Write out the listing below in full and exactly, leaving out every picture.

_Data_:
== == ==

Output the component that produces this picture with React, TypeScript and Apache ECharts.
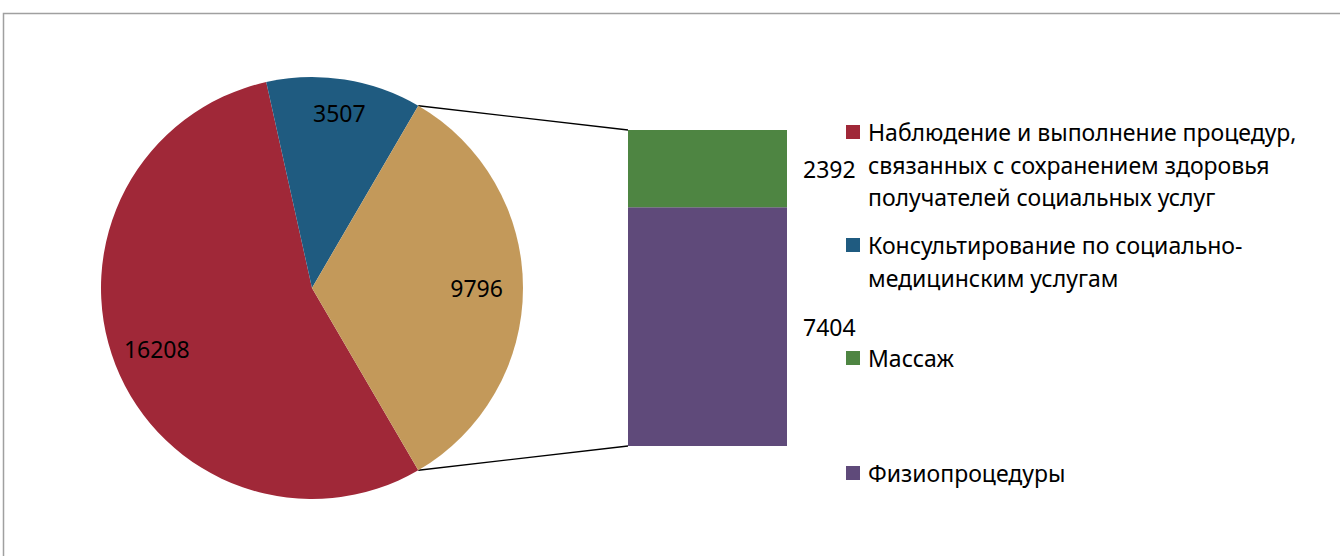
import React, { useEffect, useRef } from "react";
import * as echarts from "echarts";

// ---- data ----
const pieNames = [
  "Наблюдение и выполнение процедур,\nсвязанных с сохранением здоровья\nполучателей социальных услуг",
  "Консультирование по социально-\nмедицинским услугам",
  "Другой",
];
const pieValues = [16208, 3507, 9796];
const barNames = ["Массаж", "Физиопроцедуры"];
const barValues = [2392, 7404];
const legendNames = [pieNames[0], pieNames[1], barNames[0], barNames[1]];

// ---- styles ----
const pieColors = ["#A02838", "#1F5B80", "#C3995A"];
const barColors = ["#4E8542", "#5F4A7A"];
const legendColors = [pieColors[0], pieColors[1], barColors[0], barColors[1]];
const FONT = "Noto Sans";
const FS = 23;
const CX = 312;
const CY = 288;
const R = 211;
const labelRadiusFactor = [0.79, 0.84, 0.78];
const BAR_LEFT = 628;
const BAR_TOP = 130;
const BAR_W = 159;
const BAR_H = 316;
const LEGEND_X = 846;
const LEGEND_FIRST_LINE_Y = [132, 245, 358, 473];
const LINE_H = 32.5;

export default function App() {
  const ref = useRef<HTMLDivElement>(null);
  useEffect(() => {
    const chart = echarts.init(ref.current!, null, { renderer: "svg" });
    const total = pieValues.reduce((a, b) => a + b, 0);
    const otherAngle = (pieValues[2] / total) * 360;
    const startAngle = -otherAngle / 2;
    const mids: number[] = [];
    let cum = 0;
    pieValues.forEach((v) => {
      const s = startAngle - (cum / total) * 360;
      mids.push(s - (v / total) * 180);
      cum += v;
    });
    const rad = (d: number) => (d * Math.PI) / 180;
    const topPt = [CX + R * Math.cos(rad(-startAngle)), CY - R * Math.sin(rad(-startAngle))];
    const botPt = [CX + R * Math.cos(rad(startAngle)), CY - R * Math.sin(rad(startAngle))];
    const barTotal = barValues.reduce((a, b) => a + b, 0);

    const graphics: any[] = [
      {
        type: "rect",
        shape: { x: 3.5, y: 13.5, width: 1400, height: 600 },
        style: { fill: "none", stroke: "#a0a0a0", lineWidth: 1.5 },
        silent: true,
      },
      {
        type: "line",
        shape: { x1: topPt[0], y1: topPt[1], x2: BAR_LEFT, y2: BAR_TOP },
        style: { stroke: "#000", lineWidth: 1.3 },
      },
      {
        type: "line",
        shape: { x1: botPt[0], y1: botPt[1], x2: BAR_LEFT, y2: BAR_TOP + BAR_H },
        style: { stroke: "#000", lineWidth: 1.3 },
      },
    ];
    legendNames.forEach((name, i) => {
      const y0 = LEGEND_FIRST_LINE_Y[i];
      graphics.push({
        type: "rect",
        shape: { x: LEGEND_X, y: y0 - 7, width: 14, height: 14 },
        style: { fill: legendColors[i] },
      });
      graphics.push({
        type: "text",
        x: LEGEND_X + 22,
        y: y0 - LINE_H / 2,
        style: {
          text: name,
          font: `${FS}px "${FONT}"`,
          lineHeight: LINE_H,
          fill: "#000",
          verticalAlign: "top",
          align: "left",
        },
      });
    });

    chart.setOption({
      animation: false,
      backgroundColor: "#fff",
      grid: { left: BAR_LEFT, top: BAR_TOP, width: BAR_W, height: BAR_H, containLabel: false },
      xAxis: { type: "category", data: ["Другой"], show: false },
      yAxis: { type: "value", min: 0, max: barTotal, show: false },
      graphic: graphics,
      series: [
        {
          type: "pie",
          center: [CX, CY],
          radius: [0, R],
          startAngle,
          clockwise: true,
          avoidLabelOverlap: false,
          itemStyle: { borderWidth: 0 },
          data: pieValues.map((v, i) => ({
            name: pieNames[i],
            value: v,
            itemStyle: { color: pieColors[i] },
          })),
          label: {
            show: true,
            position: "inside",
            formatter: "{c}",
            color: "#000",
            fontSize: FS,
            fontFamily: FONT,
          },
          labelLine: { show: false },
          labelLayout: (params: any) => {
            const i = params.dataIndex;
            const r = R * labelRadiusFactor[i];
            return {
              x: CX + r * Math.cos(rad(mids[i])),
              y: CY - r * Math.sin(rad(mids[i])),
              align: "center",
              verticalAlign: "middle",
            };
          },
        },
        {
          type: "bar",
          name: barNames[1],
          stack: "other",
          barWidth: "100%",
          data: [barValues[1]],
          itemStyle: { color: barColors[1] },
          label: {
            show: true,
            position: "right",
            distance: 16,
            color: "#000",
            fontSize: FS,
            fontFamily: FONT,
          },
        },
        {
          type: "bar",
          name: barNames[0],
          stack: "other",
          barWidth: "100%",
          data: [barValues[0]],
          itemStyle: { color: barColors[0] },
          label: {
            show: true,
            position: "right",
            distance: 16,
            color: "#000",
            fontSize: FS,
            fontFamily: FONT,
          },
        },
      ],
    });
    return () => chart.dispose();
  }, []);
  return (
    <div
      ref={ref}
      style={{ position: "fixed", left: 0, top: 0, width: 1340, height: 556 }}
    />
  );
}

== == ==

_Solution to this exercise_:
Output the component that produces this picture with React, TypeScript and Apache ECharts.
import React, { useEffect, useRef } from "react";
import * as echarts from "echarts";

// ---- data ----
const pieNames = [
  "Наблюдение и выполнение процедур,\nсвязанных с сохранением здоровья\nполучателей социальных услуг",
  "Консультирование по социально-\nмедицинским услугам",
  "Другой",
];
const pieValues = [16208, 3507, 9796];
const barNames = ["Массаж", "Физиопроцедуры"];
const barValues = [2392, 7404];
const legendNames = [pieNames[0], pieNames[1], barNames[0], barNames[1]];

// ---- styles ----
const pieColors = ["#A02838", "#1F5B80", "#C3995A"];
const barColors = ["#4E8542", "#5F4A7A"];
const legendColors = [pieColors[0], pieColors[1], barColors[0], barColors[1]];
const FONT = "Noto Sans";
const FS = 23;
const CX = 312;
const CY = 288;
const R = 211;
const labelRadiusFactor = [0.79, 0.84, 0.78];
const BAR_LEFT = 628;
const BAR_TOP = 130;
const BAR_W = 159;
const BAR_H = 316;
const LEGEND_X = 846;
const LEGEND_FIRST_LINE_Y = [132, 245, 358, 473];
const LINE_H = 32.5;

export default function App() {
  const ref = useRef<HTMLDivElement>(null);
  useEffect(() => {
    const chart = echarts.init(ref.current!, null, { renderer: "svg" });
    const total = pieValues.reduce((a, b) => a + b, 0);
    const otherAngle = (pieValues[2] / total) * 360;
    const startAngle = -otherAngle / 2;
    const mids: number[] = [];
    let cum = 0;
    pieValues.forEach((v) => {
      const s = startAngle - (cum / total) * 360;
      mids.push(s - (v / total) * 180);
      cum += v;
    });
    const rad = (d: number) => (d * Math.PI) / 180;
    const topPt = [CX + R * Math.cos(rad(-startAngle)), CY - R * Math.sin(rad(-startAngle))];
    const botPt = [CX + R * Math.cos(rad(startAngle)), CY - R * Math.sin(rad(startAngle))];
    const barTotal = barValues.reduce((a, b) => a + b, 0);

    const graphics: any[] = [
      {
        type: "rect",
        shape: { x: 3.5, y: 13.5, width: 1400, height: 600 },
        style: { fill: "none", stroke: "#a0a0a0", lineWidth: 1.5 },
        silent: true,
      },
      {
        type: "line",
        shape: { x1: topPt[0], y1: topPt[1], x2: BAR_LEFT, y2: BAR_TOP },
        style: { stroke: "#000", lineWidth: 1.3 },
      },
      {
        type: "line",
        shape: { x1: botPt[0], y1: botPt[1], x2: BAR_LEFT, y2: BAR_TOP + BAR_H },
        style: { stroke: "#000", lineWidth: 1.3 },
      },
    ];
    legendNames.forEach((name, i) => {
      const y0 = LEGEND_FIRST_LINE_Y[i];
      graphics.push({
        type: "rect",
        shape: { x: LEGEND_X, y: y0 - 7, width: 14, height: 14 },
        style: { fill: legendColors[i] },
      });
      graphics.push({
        type: "text",
        x: LEGEND_X + 22,
        y: y0 - LINE_H / 2,
        style: {
          text: name,
          font: `${FS}px "${FONT}"`,
          lineHeight: LINE_H,
          fill: "#000",
          verticalAlign: "top",
          align: "left",
        },
      });
    });

    chart.setOption({
      animation: false,
      backgroundColor: "#fff",
      grid: { left: BAR_LEFT, top: BAR_TOP, width: BAR_W, height: BAR_H, containLabel: false },
      xAxis: { type: "category", data: ["Другой"], show: false },
      yAxis: { type: "value", min: 0, max: barTotal, show: false },
      graphic: graphics,
      series: [
        {
          type: "pie",
          center: [CX, CY],
          radius: [0, R],
          startAngle,
          clockwise: true,
          avoidLabelOverlap: false,
          itemStyle: { borderWidth: 0 },
          data: pieValues.map((v, i) => ({
            name: pieNames[i],
            value: v,
            itemStyle: { color: pieColors[i] },
          })),
          label: {
            show: true,
            position: "inside",
            formatter: "{c}",
            color: "#000",
            fontSize: FS,
            fontFamily: FONT,
          },
          labelLine: { show: false },
          labelLayout: (params: any) => {
            const i = params.dataIndex;
            const r = R * labelRadiusFactor[i];
            return {
              x: CX + r * Math.cos(rad(mids[i])),
              y: CY - r * Math.sin(rad(mids[i])),
              align: "center",
              verticalAlign: "middle",
            };
          },
        },
        {
          type: "bar",
          name: barNames[1],
          stack: "other",
          barWidth: "100%",
          data: [barValues[1]],
          itemStyle: { color: barColors[1] },
          label: {
            show: true,
            position: "right",
            distance: 16,
            color: "#000",
            fontSize: FS,
            fontFamily: FONT,
          },
        },
        {
          type: "bar",
          name: barNames[0],
          stack: "other",
          barWidth: "100%",
          data: [barValues[0]],
          itemStyle: { color: barColors[0] },
          label: {
            show: true,
            position: "right",
            distance: 16,
            color: "#000",
            fontSize: FS,
            fontFamily: FONT,
          },
        },
      ],
    });
    return () => chart.dispose();
  }, []);
  return (
    <div
      ref={ref}
      style={{ position: "fixed", left: 0, top: 0, width: 1340, height: 556 }}
    />
  );
}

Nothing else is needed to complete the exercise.